It was a hard winter for my chickens, and I had three girls in quarantine in my bathroom basement due to faulty vents (The place where eggs come out was swollen and bleeding). I had two hens in cardboard boxes and one in the stand-up shower. I was doing everything in my power to nurse these hens to health: Sitz baths, rubbing peroxide and vaseline on their bottoms, wheat diet, keeping them warm, and limiting the light in the room so they wouldn’t lay as many eggs. This continued for over a week, and my bathroom was stinky. The girls seemed to have improved, but the moment I returned them to the chicken coop, their condition declined again. Moreover, chickens are crazy, if a hen shows signs of sickness, the others will attack it. So now my three ill hens were in worse shape than before.
In the end, my husband and I had to make a tough call. We had to put the sick hens down. Trouble was, we still lived in the city, so we were going have to do the deed in the garage. My husband set up a chopping block and sharpened the ax.

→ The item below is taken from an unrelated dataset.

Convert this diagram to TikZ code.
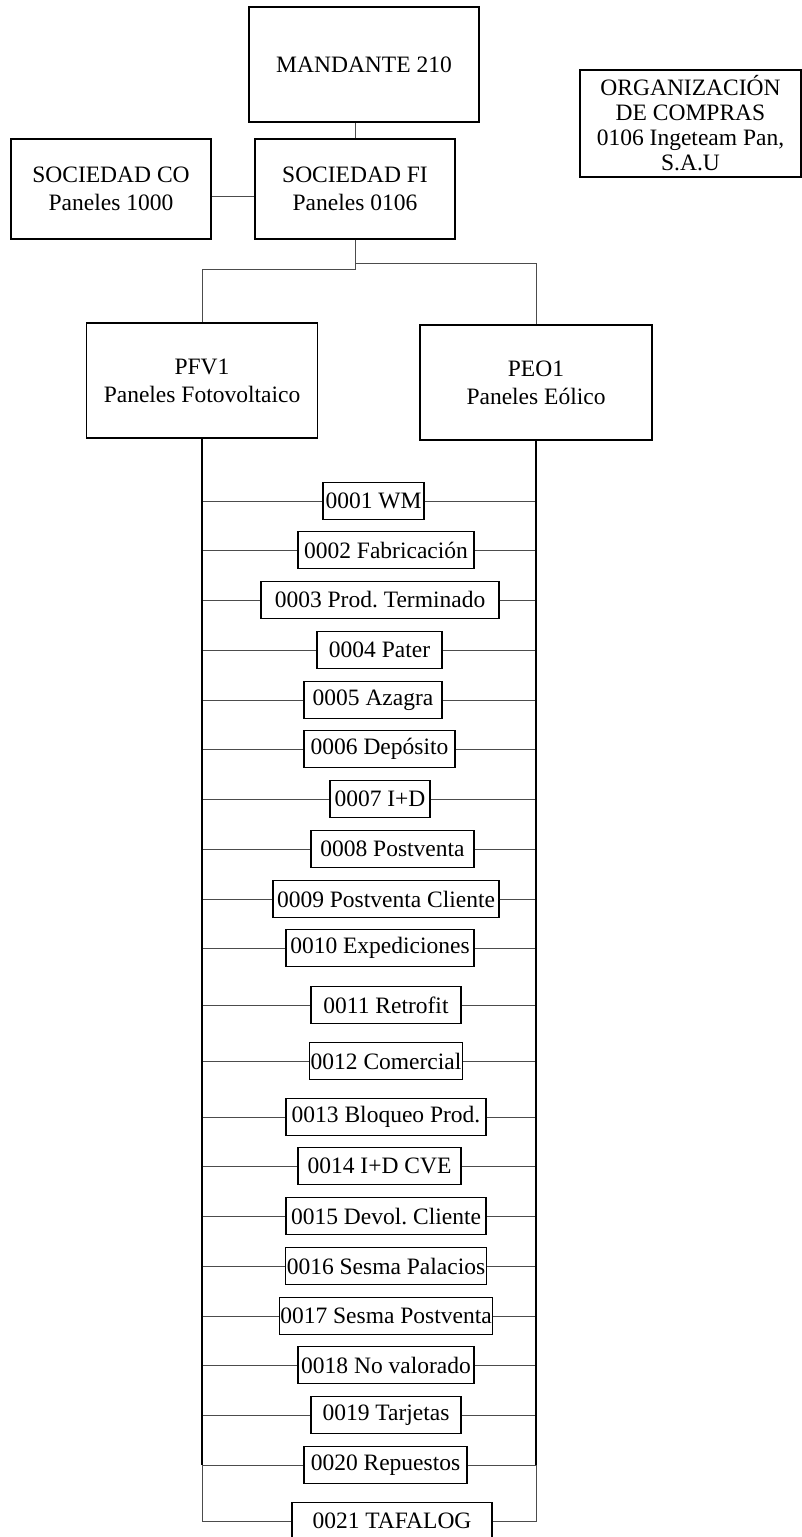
\documentclass[tikz,border=0pt]{standalone}
\usepackage{fontspec}
\setmainfont{Liberation Serif}
\usepackage{tikz}
\usepackage{xcolor}
\frenchspacing
\tikzstyle{every node}=[font=\fontsize{23.5}{28}\selectfont]
\tikzstyle{block} = [rectangle, draw, line width=1.2pt, text centered, align=center, inner xsep=1pt, inner ysep=2pt]
\tikzstyle{almacen} = [block, minimum height=37.5pt]
\tikzstyle{line} = [draw, line width=1pt, black!70]
\tikzstyle{bus} = [draw, line width=1.8pt]

\begin{document}
\begin{tikzpicture}[x=1pt, y=-1pt]
    \useasboundingbox (0,0) rectangle (802,1537);
    % Place nodes
    \node [block, minimum width=230pt, minimum height=115pt] (mandante) at (364,64.5) {MANDANTE 210};
    \node [block, minimum width=221pt, minimum height=107pt, font=\fontsize{23.5}{25}\selectfont] (compras) at (690.5,123.5) {ORGANIZACIÓN\\DE COMPRAS\\0106 Ingeteam Pan,\\S.A.U};
    \node [block, minimum width=200pt, minimum height=100pt] (soco) at (111,189) {SOCIEDAD CO\\Paneles 1000};
    \node [block, minimum width=200pt, minimum height=100pt] (sofi) at (355,189) {SOCIEDAD FI\\Paneles 0106};
    \node [block, minimum width=231pt, minimum height=115pt] (pfv) at (202,380.5) {PFV1\\Paneles Fotovoltaico};
    \node [block, minimum width=232pt, minimum height=115pt] (peo) at (536,382.5) {PEO1\\Paneles Eólico};
    % Almacenes
    \node [almacen, minimum width=101pt] (a01) at (373.5,501) {0001 WM};
    \node [almacen, minimum width=176pt] (a02) at (386,550) {0002 Fabricación};
    \node [almacen, minimum width=238pt] (a03) at (380,600) {0003 Prod. Terminado};
    \node [almacen, minimum width=125pt] (a04) at (379.5,650) {0004 Pater};
    \node [almacen, minimum width=138pt] (a05) at (373,700) {0005 Azagra};
    \node [almacen, minimum width=151pt] (a06) at (379.5,749) {0006 Depósito};
    \node [almacen, minimum width=100pt] (a07) at (380,799) {0007 I+D};
    \node [almacen, minimum width=163pt] (a08) at (392.5,849) {0008 Postventa};
    \node [almacen, minimum width=226pt] (a09) at (386,899) {0009 Postventa Cliente};
    \node [almacen, minimum width=188pt] (a10) at (380,948) {0010 Expediciones};
    \node [almacen, minimum width=150pt] (a11) at (386,1005) {0011 Retrofit};
    \node [almacen, minimum width=150pt] (a12) at (386,1061) {0012 Comercial};
    \node [almacen, minimum width=200pt] (a13) at (386,1117) {0013 Bloqueo Prod.};
    \node [almacen, minimum width=163pt] (a14) at (379.5,1166) {0014 I+D CVE};
    \node [almacen, minimum width=200pt] (a15) at (386,1216) {0015 Devol. Cliente};
    \node [almacen, minimum width=200pt] (a16) at (386,1266) {0016 Sesma Palacios};
    \node [almacen, minimum width=212pt] (a17) at (386,1316) {0017 Sesma Postventa};
    \node [almacen, minimum width=176pt] (a18) at (386,1365) {0018 No valorado};
    \node [almacen, minimum width=150pt] (a19) at (386,1415) {0019 Tarjetas};
    \node [almacen, minimum width=163pt] (a20) at (385.5,1465) {0020 Repuestos};
    \node [almacen, minimum width=200pt] (a21) at (392,1521) {0021 TAFALOG};
    % Draw edges
    \path [line] (sofi.north) -- (sofi.north |- mandante.south);
    \path [line] ([yshift=-7pt]soco.east) -- ([yshift=-7pt]soco.east -| sofi.west);
    \path [line] (sofi.south) -- ++(0,30) -| (pfv.north);
    \path [line] (sofi.south) ++(0,24) -| (peo.north);
    \path [line] (a01.west -| pfv.south) -- (a01.west) (a01.east) -- (a01.east -| peo.south);
    \path [line] (a02.west -| pfv.south) -- (a02.west) (a02.east) -- (a02.east -| peo.south);
    \path [line] (a03.west -| pfv.south) -- (a03.west) (a03.east) -- (a03.east -| peo.south);
    \path [line] (a04.west -| pfv.south) -- (a04.west) (a04.east) -- (a04.east -| peo.south);
    \path [line] (a05.west -| pfv.south) -- (a05.west) (a05.east) -- (a05.east -| peo.south);
    \path [line] (a06.west -| pfv.south) -- (a06.west) (a06.east) -- (a06.east -| peo.south);
    \path [line] (a07.west -| pfv.south) -- (a07.west) (a07.east) -- (a07.east -| peo.south);
    \path [line] (a08.west -| pfv.south) -- (a08.west) (a08.east) -- (a08.east -| peo.south);
    \path [line] (a09.west -| pfv.south) -- (a09.west) (a09.east) -- (a09.east -| peo.south);
    \path [line] (a10.west -| pfv.south) -- (a10.west) (a10.east) -- (a10.east -| peo.south);
    \path [line] (a11.west -| pfv.south) -- (a11.west) (a11.east) -- (a11.east -| peo.south);
    \path [line] (a12.west -| pfv.south) -- (a12.west) (a12.east) -- (a12.east -| peo.south);
    \path [line] (a13.west -| pfv.south) -- (a13.west) (a13.east) -- (a13.east -| peo.south);
    \path [line] (a14.west -| pfv.south) -- (a14.west) (a14.east) -- (a14.east -| peo.south);
    \path [line] (a15.west -| pfv.south) -- (a15.west) (a15.east) -- (a15.east -| peo.south);
    \path [line] (a16.west -| pfv.south) -- (a16.west) (a16.east) -- (a16.east -| peo.south);
    \path [line] (a17.west -| pfv.south) -- (a17.west) (a17.east) -- (a17.east -| peo.south);
    \path [line] (a18.west -| pfv.south) -- (a18.west) (a18.east) -- (a18.east -| peo.south);
    \path [line] (a19.west -| pfv.south) -- (a19.west) (a19.east) -- (a19.east -| peo.south);
    \path [line] (a20.west -| pfv.south) -- (a20.west) (a20.east) -- (a20.east -| peo.south);
    \path [line] (a20.west -| pfv.south) |- (a21.west);
    \path [line] (a20.east -| peo.south) |- (a21.east);
    % buses
    \path [bus] (pfv.south) -- (pfv.south |- a20.west);
    \path [bus] (peo.south) -- (peo.south |- a20.east);
\end{tikzpicture}
\end{document}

I picked up Lola and gave her a hug goodbye. I held her still on the block, and my heart raced inside my chest. My husband swung the ax and missed. He swung again, but the blade must not have been sharp enough. A couple more whacks, and her head still wasn’t off but she seemed dead. He put her upside down in a 5 gallon bucket to drain out but then she started flapping around. I screamed, “She’s not dead! You didn’t do it right!” Tears streamed down my face. “Do something!”
He pulled her out of the bucket and set her back on the block. This time he actually got the head off, but Lola jolted and slipped out of his grasp. She fell onto the floor and sprang off the pavement, nearly as high as my shoulder.
I screamed, cried, and ran around the garage to avoid the jumping chicken.
After several hops, she finally fell down still.
My heart was pounding so hard, and my eyes were bulging in horror. I couldn’t believe that had just happened.
I turned to my husband. “You need to sharpen that ax.”